Components of biological variation, including seasonality, in blood concentrations of TSH, TT3, FT4, PRL, cortisol and testosterone in healthy volunteers.
Clin Endocrinol (Oxf). 1997 May ;46(5):587-98. PMID: 9231055
University Department of Psychiatry, Antwerp, Belgium.
OBJECTIVE: There are few detailed studies of annual or seasonal variations in hormone concentrations in man. This study examines the components of biological variation, including seasonality, in plasma TSH, total T3 (TT3), free T4 (FT4), PRL, cortisol and testosterone in healthy volunteers.
DESIGN: Monthly blood samplings for the assay of the above hormones were collected during one calendar year.
SUBJECTS: Thirteen normal men and 13 normal women participated in the present study (mean age 38.7 +/- 13.4 years).
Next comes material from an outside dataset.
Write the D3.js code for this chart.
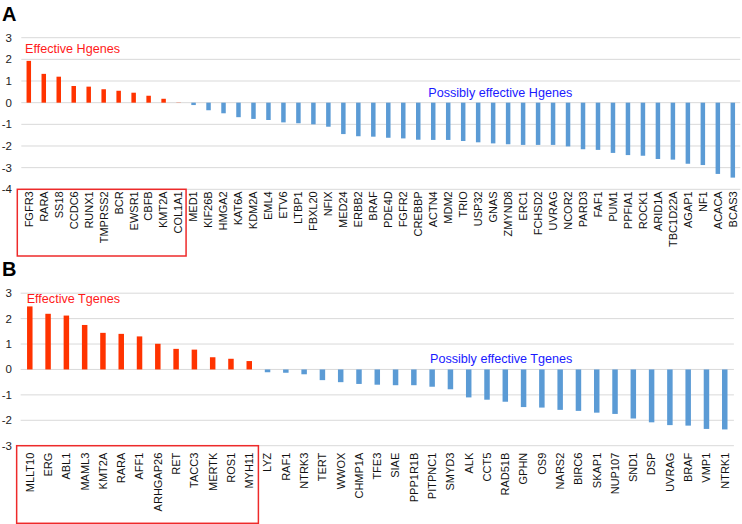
<!DOCTYPE html>
<html>
<head>
<meta charset="utf-8">
<script src="https://cdn.jsdelivr.net/npm/d3@7"></script>
<style>
  html, body { margin: 0; padding: 0; background: #fff; }
  svg { display: block; font-family: "Liberation Sans", Arial, Helvetica, sans-serif; }
</style>
</head>
<body>
<svg id="chart" width="742" height="524"></svg>
<script>
// ---- Data ----
const hGenes = ["FGFR3","RARA","SS18","CCDC6","RUNX1","TMPRSS2","BCR","EWSR1","CBFB","KMT2A","COL1A1",
  "MED1","KIF26B","HMGA2","KAT6A","KDM2A","EML4","ETV6","LTBP1","FBXL20","NFIX","MED24","ERBB2","BRAF",
  "PDE4D","FGFR2","CREBBP","ACTN4","MDM2","TRIO","USP32","GNAS","ZMYND8","ERC1","FCHSD2","UVRAG","NCOR2",
  "PARD3","FAF1","PUM1","PPFIA1","ROCK1","ARID1A","TBC1D22A","AGAP1","NF1","ACACA","BCAS3"];
const hValues = [1.93,1.33,1.20,0.77,0.74,0.62,0.55,0.46,0.32,0.18,0.01,
  -0.11,-0.35,-0.49,-0.67,-0.75,-0.80,-0.91,-0.95,-1.00,-1.11,-1.45,-1.55,-1.57,
  -1.62,-1.65,-1.71,-1.72,-1.72,-1.77,-1.83,-1.88,-1.92,-1.95,-1.95,-1.95,-2.02,
  -2.15,-2.18,-2.32,-2.42,-2.45,-2.60,-2.63,-2.82,-2.88,-3.29,-3.46];
const hEffectiveCount = 11;
const hTicks = [3,2,1,0,-1,-2,-3,-4];

const tGenes = ["MLLT10","ERG","ABL1","MAML3","KMT2A","RARA","AFF1","ARHGAP26","RET","TACC3","MERTK","ROS1","MYH11",
  "LYZ","RAF1","NTRK3","TERT","WWOX","CHMP1A","TFE3","SIAE","PPP1R1B","PITPNC1","SMYD3","ALK","CCT5",
  "RAD51B","GPHN","OS9","NARS2","BIRC6","SKAP1","NUP107","SND1","DSP","UVRAG","BRAF","VMP1","NTRK1"];
const tValues = [2.48,2.19,2.12,1.75,1.44,1.40,1.30,1.01,0.81,0.78,0.48,0.42,0.33,
  -0.11,-0.13,-0.19,-0.42,-0.50,-0.57,-0.60,-0.62,-0.62,-0.68,-0.78,-1.10,-1.19,
  -1.27,-1.48,-1.50,-1.59,-1.63,-1.70,-1.75,-1.93,-2.08,-2.19,-2.21,-2.34,-2.36];
const tEffectiveCount = 13;
const tTicks = [3,2,1,0,-1,-2,-3];

const panels = [
  { letter: "A", genes: hGenes, values: hValues, effCount: hEffectiveCount, ticks: hTicks,
    xRange: [21.3, 740.3], yDomain: [-4, 3], yRange: [189.3, 37.7], letterY: 21,
    labelGap: 2, boxBottom: 256,
    effLabel: "Effective Hgenes", effPos: [25, 52.7],
    posLabel: "Possibly effective Hgenes", posPos: [428.3, 97.3] },
  { letter: "B", genes: tGenes, values: tValues, effCount: tEffectiveCount, ticks: tTicks,
    xRange: [20.65, 733.9], yDomain: [-3, 3], yRange: [445.7, 293.2], letterY: 276,
    labelGap: 7, boxBottom: 523.3,
    effLabel: "Effective Tgenes", effPos: [26.7, 302.7],
    posLabel: "Possibly effective Tgenes", posPos: [430, 363.3] }
];

const RED = "#ff3300", BLUE = "#5b9bd5";
const svg = d3.select("#chart");

panels.forEach(p => {
  const g = svg.append("g");
  const x = d3.scaleBand().domain(p.genes).range(p.xRange).paddingInner(0.7).paddingOuter(0.35);
  const y = d3.scaleLinear().domain(p.yDomain).range(p.yRange);

  // gridlines
  g.append("g").selectAll("line").data(p.ticks).join("line")
    .attr("x1", p.xRange[0]).attr("x2", p.xRange[1])
    .attr("y1", d => y(d)).attr("y2", d => y(d))
    .attr("stroke", "#d9d9d9").attr("stroke-width", 1);

  // y tick labels
  g.append("g").selectAll("text").data(p.ticks).join("text")
    .attr("x", 12).attr("y", d => y(d)).attr("dy", "0.35em")
    .attr("text-anchor", "end").attr("font-size", 11.5).attr("fill", "#222")
    .text(d => d);

  // bars
  g.append("g").selectAll("rect").data(p.values).join("rect")
    .attr("x", (d, i) => x(p.genes[i]))
    .attr("width", x.bandwidth())
    .attr("y", d => y(Math.max(0, d)))
    .attr("height", d => Math.abs(y(d) - y(0)))
    .attr("fill", (d, i) => i < p.effCount ? RED : BLUE);

  // category labels
  const labelTop = y(p.yDomain[0]) + p.labelGap;
  g.append("g").selectAll("text").data(p.genes).join("text")
    .attr("transform", d => `translate(${x(d) + x.bandwidth() / 2},${labelTop}) rotate(-90)`)
    .attr("text-anchor", "end").attr("dy", "0.35em")
    .attr("font-size", 11).attr("fill", "#111")
    .text(d => d);

  // box around effective genes
  const step = x.step();
  const bx0 = p.xRange[0] - 4;
  const bx1 = p.xRange[0] + step * p.effCount;
  g.append("rect")
    .attr("x", bx0).attr("y", y(p.yDomain[0]))
    .attr("width", bx1 - bx0).attr("height", p.boxBottom - y(p.yDomain[0]))
    .attr("fill", "none").attr("stroke", "#ee2a2a").attr("stroke-width", 1.5);

  // annotations
  g.append("text").attr("x", p.effPos[0]).attr("y", p.effPos[1])
    .attr("font-size", 12.6).attr("fill", "#ff1a1a").text(p.effLabel);
  g.append("text").attr("x", p.posPos[0]).attr("y", p.posPos[1])
    .attr("font-size", 12.6).attr("fill", "#1a1aff").text(p.posLabel);

  // panel letter
  svg.append("text").attr("x", 2).attr("y", p.letterY)
    .attr("font-size", 20).attr("font-weight", "bold").attr("fill", "#000")
    .text(p.letter);
});
</script>
</body>
</html>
MEASUREMENTS: Assays of TSH, TT3 and FT4 were carried out by means of immunoradiometric assays (IRMA), PRL by ELISA, cortisol by a fluorescence immunoassay, and testosterone with RIA. The time series were analysed by means of (bivariate or multivariate) spectral and cosinor analyses.
RESULTS: Significant annual, four-monthly and biannual rhythms were detected in serum TSH; the lowest TSH values were observed in spring. A significant annual rhythm was detected in TT3, with lower values in spring and summer than in the other seasons. The peak-trough differences in the yearly variation expressed as a percentage of the mean were 29.1% and 8.2% for TSH and TT3, respectively. The yearly variation in plasma cortisol was significantly different between men and women: in men, 5.9% of the variation was explained by an annual rhythm, while in women 14.7% was explained by the fourth and seventh harmonical wave. The peak-trough differences in the yearly variation in plasma cortisol were 17.6% and 31.8% in men and women, respectively. There were no significant seasonal rhythms in PRL, FT4 or testosterone. The intraindividual/interindividual CV values were: TSH 29.3/48.4%, TT3 9.4/ 18.5%, FT4 7.1/9.1%, PRL 39.2/65.0%, cortisol 21.7/ 46.2%, and testosterone 12.6/40.8%.
CONCLUSIONS: The degree of individuality measured in the plasma hormones is such that conventional population-based reference ranges may not correctly identify major alterations in these hormones in individual subjects.